# START OF Dataset extract

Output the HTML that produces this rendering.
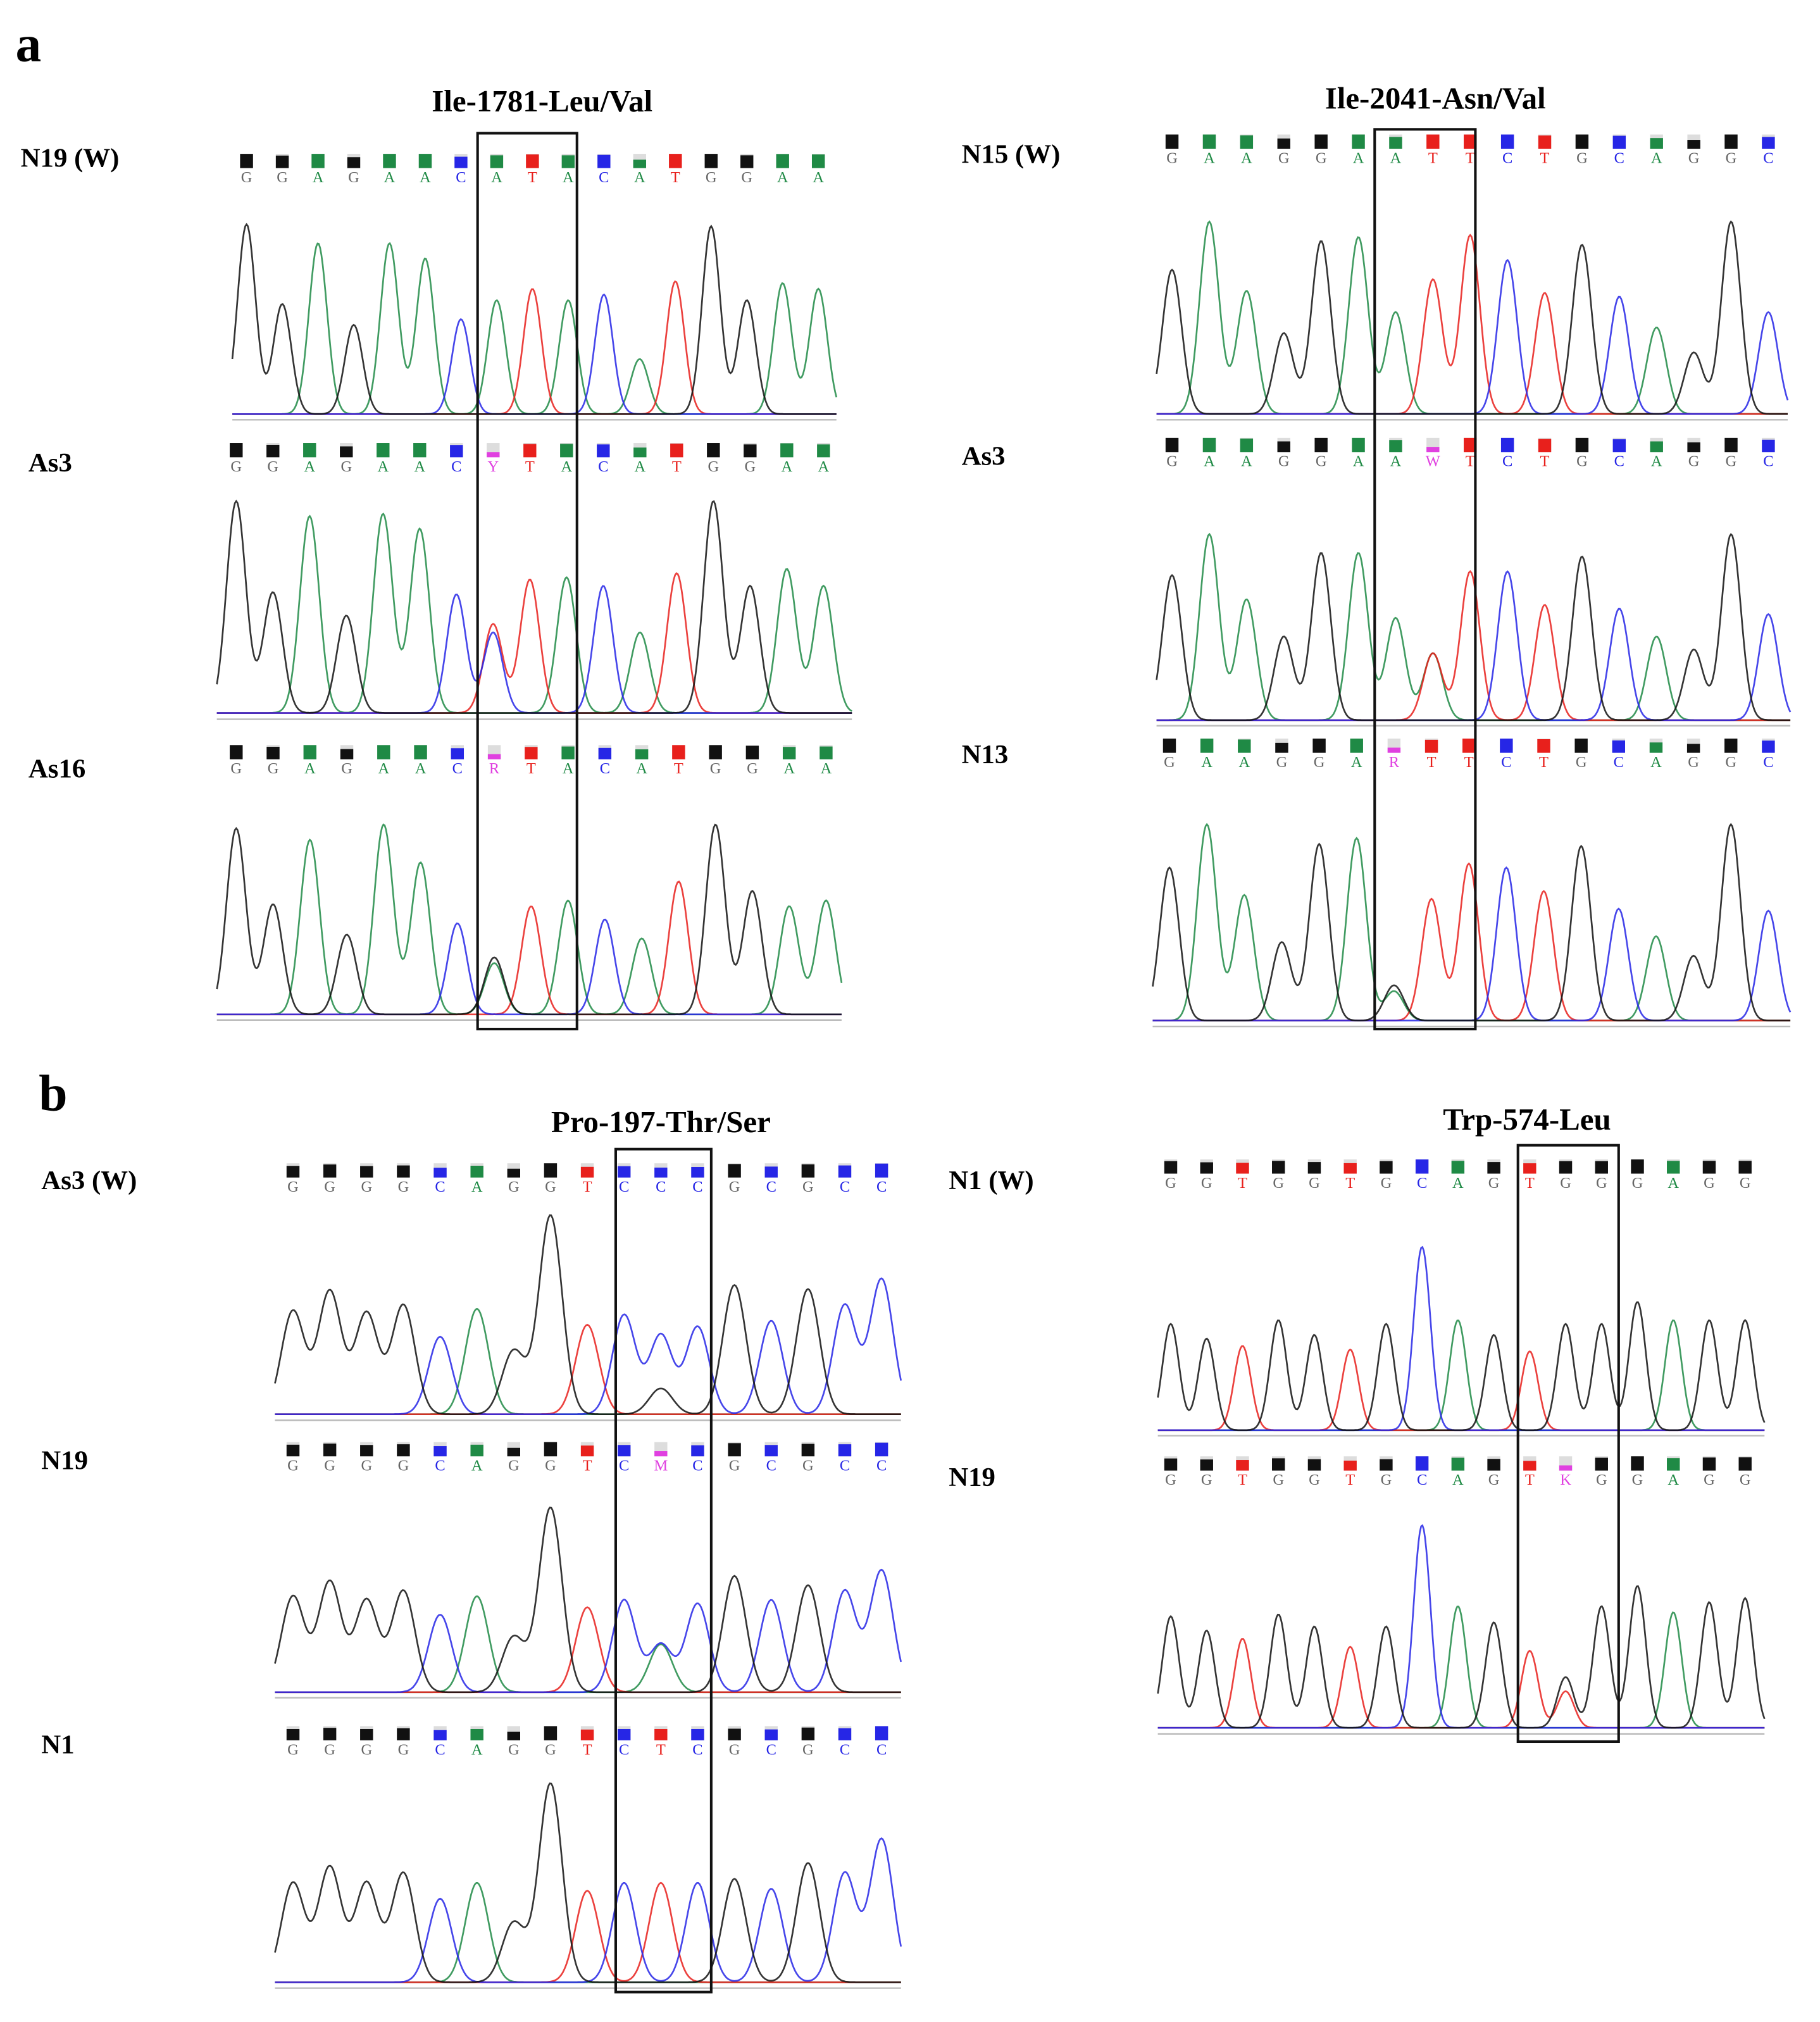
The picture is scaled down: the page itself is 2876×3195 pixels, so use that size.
<!DOCTYPE html>
<html><head><meta charset="utf-8"><style>
html,body{margin:0;padding:0;background:#fff;}
svg{display:block;}
text{font-family:"Liberation Serif",serif;}
</style></head><body>
<svg id="fig" width="2876" height="3195" viewBox="0 0 1410 1566" xmlns="http://www.w3.org/2000/svg">
<text x="12" y="47" font-size="40" font-weight="bold">a</text>
<text x="30" y="860" font-size="40" font-weight="bold">b</text>
<text x="420" y="86" font-size="24" font-weight="bold" text-anchor="middle">Ile-1781-Leu/Val</text>
<text x="1112" y="84" font-size="24" font-weight="bold" text-anchor="middle">Ile-2041-Asn/Val</text>
<text x="512" y="877" font-size="24" font-weight="bold" text-anchor="middle">Pro-197-Thr/Ser</text>
<text x="1183" y="875" font-size="24" font-weight="bold" text-anchor="middle">Trp-574-Leu</text>
<text x="16" y="129" font-size="21" font-weight="bold">N19 (W)</text>
<text x="22" y="365" font-size="21" font-weight="bold">As3</text>
<text x="22" y="602" font-size="21" font-weight="bold">As16</text>
<text x="745" y="126" font-size="21" font-weight="bold">N15 (W)</text>
<text x="745" y="360" font-size="21" font-weight="bold">As3</text>
<text x="745" y="591" font-size="21" font-weight="bold">N13</text>
<text x="32" y="921" font-size="21" font-weight="bold">As3 (W)</text>
<text x="32" y="1138" font-size="21" font-weight="bold">N19</text>
<text x="32" y="1358" font-size="21" font-weight="bold">N1</text>
<text x="735" y="921" font-size="21" font-weight="bold">N1 (W)</text>
<text x="735" y="1151" font-size="21" font-weight="bold">N19</text>
<g id="plots"></g>
</svg>
<script>
// ---- data: base calls and peak heights (fraction of tallest peak) ----
const seqN19a = "GGAGAACATACATGGAA";
const hN19a = [1.0,0.58,0.9,0.47,0.9,0.82,0.5,0.6,0.66,0.6,0.63,0.29,0.7,0.99,0.6,0.69,0.66];
const altN19a = [];
const seqAs3a = "GGAGAACYTACATGGAA";
const hAs3a = [1.0,0.57,0.93,0.46,0.94,0.87,0.56,0.42,0.63,0.64,0.6,0.38,0.66,1.0,0.6,0.68,0.6];
const altAs3a = [[7,"C",0.38]];
const seqAs16 = "GGAGAACRTACATGGAA";
const hAs16 = [0.98,0.58,0.92,0.42,1.0,0.8,0.48,0.27,0.57,0.6,0.5,0.4,0.7,1.0,0.65,0.57,0.6];
const altAs16 = [[7,"G",0.3]];
const seqN15 = "GAAGGAATTCTGCAGGC";
const hN15 = [0.75,1.0,0.64,0.42,0.9,0.92,0.53,0.7,0.93,0.8,0.63,0.88,0.61,0.45,0.32,1.0,0.53];
const altN15 = [];
const seqAs3b = "GAAGGAAWTCTGCAGGC";
const hAs3b = [0.78,1.0,0.65,0.45,0.9,0.9,0.55,0.36,0.8,0.8,0.62,0.88,0.6,0.45,0.38,1.0,0.57];
const altAs3b = [[7,"T",0.36]];
const seqN13 = "GAAGGARTTCTGCAGGC";
const hN13 = [0.78,1.0,0.64,0.4,0.9,0.93,0.15,0.62,0.8,0.78,0.66,0.89,0.57,0.43,0.33,1.0,0.56];
const altN13 = [[6,"G",0.18]];
const seqAs3W = "GGGGCAGGTCCCGCGCC";
const hAs3W = [0.52,0.62,0.51,0.55,0.39,0.53,0.32,1.0,0.45,0.5,0.4,0.44,0.65,0.47,0.63,0.55,0.68];
const altAs3W = [[10,"G",0.13]];
const seqN19b = "GGGGCAGGTCMCGCGCC";
const hN19b = [0.52,0.6,0.5,0.55,0.42,0.52,0.3,1.0,0.46,0.5,0.26,0.48,0.63,0.5,0.58,0.55,0.66];
const altN19b = [[10,"A",0.26]];
const seqN1b = "GGGGCAGGTCTCGCGCC";
const hN1b = [0.5,0.58,0.5,0.55,0.42,0.5,0.3,1.0,0.46,0.5,0.5,0.5,0.52,0.47,0.6,0.55,0.72];
const altN1b = [];
const seqN1W = "GGTGGTGCAGTGGGAGG";
const hN1W = [0.58,0.5,0.46,0.6,0.52,0.44,0.58,1.0,0.6,0.52,0.43,0.58,0.58,0.7,0.6,0.6,0.6];
const altN1W = [];
const seqN19c = "GGTGGTGCAGTKGGAGG";
const hN19c = [0.55,0.48,0.44,0.56,0.5,0.4,0.5,1.0,0.6,0.52,0.38,0.25,0.6,0.7,0.57,0.62,0.64];
const altN19c = [[11,"T",0.18]];

// ---- layout (not data) ----
const COL = {G:"#111",A:"#1f8a45",T:"#e8201c",C:"#2626e6"};
const AMB = {Y:"#e040e0",R:"#e040e0",W:"#e040e0",M:"#e040e0",K:"#e040e0"};
const rows = [
 {n:"n19-w",seq:seqN19a,h:hN19a,alt:altN19a,x0:191,x1:634,sq:119,base:325,top:178,tx0:180,tx1:648,sig:7},
 {n:"as3-a1",seq:seqAs3a,h:hAs3a,alt:altAs3a,x0:183,x1:638,sq:343,base:557,top:393,tx0:168,tx1:660,sig:7.5},
 {n:"as16",seq:seqAs16,h:hAs16,alt:altAs16,x0:183,x1:640,sq:577,base:790,top:643,tx0:168,tx1:652,sig:7.5},
 {n:"n15-w",seq:seqN15,h:hN15,alt:altN15,x0:908,x1:1370,sq:104,base:325,top:176,tx0:896,tx1:1385,sig:7.5},
 {n:"as3-a2",seq:seqAs3b,h:hAs3b,alt:altAs3b,x0:908,x1:1370,sq:339,base:562,top:418,tx0:896,tx1:1387,sig:7.5},
 {n:"n13",seq:seqN13,h:hN13,alt:altN13,x0:906,x1:1370,sq:572,base:795,top:643,tx0:893,tx1:1387,sig:7.5},
 {n:"as3-w",seq:seqAs3W,h:hAs3W,alt:altAs3W,x0:227,x1:683,sq:901,base:1100,top:946,tx0:213,tx1:698,sig:9},
 {n:"n19-b1",seq:seqN19b,h:hN19b,alt:altN19b,x0:227,x1:683,sq:1117,base:1315,top:1172,tx0:213,tx1:698,sig:9},
 {n:"n1-b1",seq:seqN1b,h:hN1b,alt:altN1b,x0:227,x1:683,sq:1337,base:1540,top:1386,tx0:213,tx1:698,sig:9},
 {n:"n1-w",seq:seqN1W,h:hN1W,alt:altN1W,x0:907,x1:1352,sq:898,base:1112,top:970,tx0:897,tx1:1367,sig:6.5},
 {n:"n19-b2",seq:seqN19c,h:hN19c,alt:altN19c,x0:907,x1:1352,sq:1128,base:1343,top:1186,tx0:897,tx1:1367,sig:6.5}
];
const boxes = [[370,103,447,797],[1065,100,1143,797],[477,890,551,1543],[1176,887,1254,1349]];
const NS="http://www.w3.org/2000/svg";
const g=document.getElementById('plots');
function mk(t,a){const e=document.createElementNS(NS,t);for(const k in a)e.setAttribute(k,a[k]);g.appendChild(e);return e;}
const amb={Y:["C","T"],R:["A","G"],W:["A","T"],M:["A","C"],K:["G","T"]};
rows.forEach(r=>{
  const n=r.seq.length, step=(r.x1-r.x0)/(n-1);
  const xs=i=>r.x0+i*step;
  const yv=h=>r.base-h*(r.base-r.top);
  const peaks={G:[],A:[],T:[],C:[]};
  for(let i=0;i<n;i++){
    const b=r.seq[i];
    let pb=b;
    if(amb[b]){
      const a=r.alt.find(q=>q[0]===i);
      pb = a? amb[b].find(c=>c!==a[1]) : amb[b][0];
    }
    peaks[pb].push([xs(i),r.h[i]]);
    const amp=Math.min(1,r.h[i]+0.3);
    const fill=amb[b]?AMB[b]:COL[b];
    const sh=11, hh=amb[b]?4:Math.max(4,sh*amp);
    const bg=mk('rect',{x:xs(i)-5,y:r.sq,width:10,height:sh,fill:'#ddd'});
    
    
    const q=mk('rect',{x:xs(i)-5,y:r.sq+sh-hh,width:10,height:hh,fill:fill});
    
    
    const t=mk('text',{x:xs(i),y:r.sq+sh+11,'font-size':12,'text-anchor':'middle',fill:amb[b]?AMB[b]:(b==="G"?"#666":COL[b]),'font-family':'Liberation Mono, monospace'});
    t.textContent=b;
    
    
  }
  r.alt.forEach(a=>peaks[a[1]].push([xs(a[0]),a[2]]));
  const bl=mk('line',{x1:r.tx0,y1:r.base,x2:r.tx1,y2:r.base,stroke:'#bbb','stroke-width':1.2});
  
  
  ["A","T","C","G"].forEach(c=>{
    let d="";
    for(let x=r.tx0;x<=r.tx1;x+=1){
      let s=0.03;
      peaks[c].forEach(p=>{s+=p[1]*Math.exp(-((x-p[0])**2)/(2*r.sig*r.sig));});
      d+=(x===r.tx0?"M":"L")+x.toFixed(1)+","+yv(s).toFixed(1);
    }
    const p=mk('path',{d:d,fill:'none',stroke:COL[c],'stroke-width':1.3,opacity:0.85});
    
    
  });
});
boxes.forEach(b=>{
  const e=mk('rect',{x:b[0],y:b[1],width:b[2]-b[0],height:b[3]-b[1],fill:'none',stroke:'#111','stroke-width':2});
  
  
});
</script>
</body></html>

# END OF Dataset extract

▶ What the task requires
From the data, collect all lines where the string "that" appears.

▶ Answer for the task
Output the HTML that produces this rendering.
The picture is scaled down: the page itself is 2876×3195 pixels, so use that size.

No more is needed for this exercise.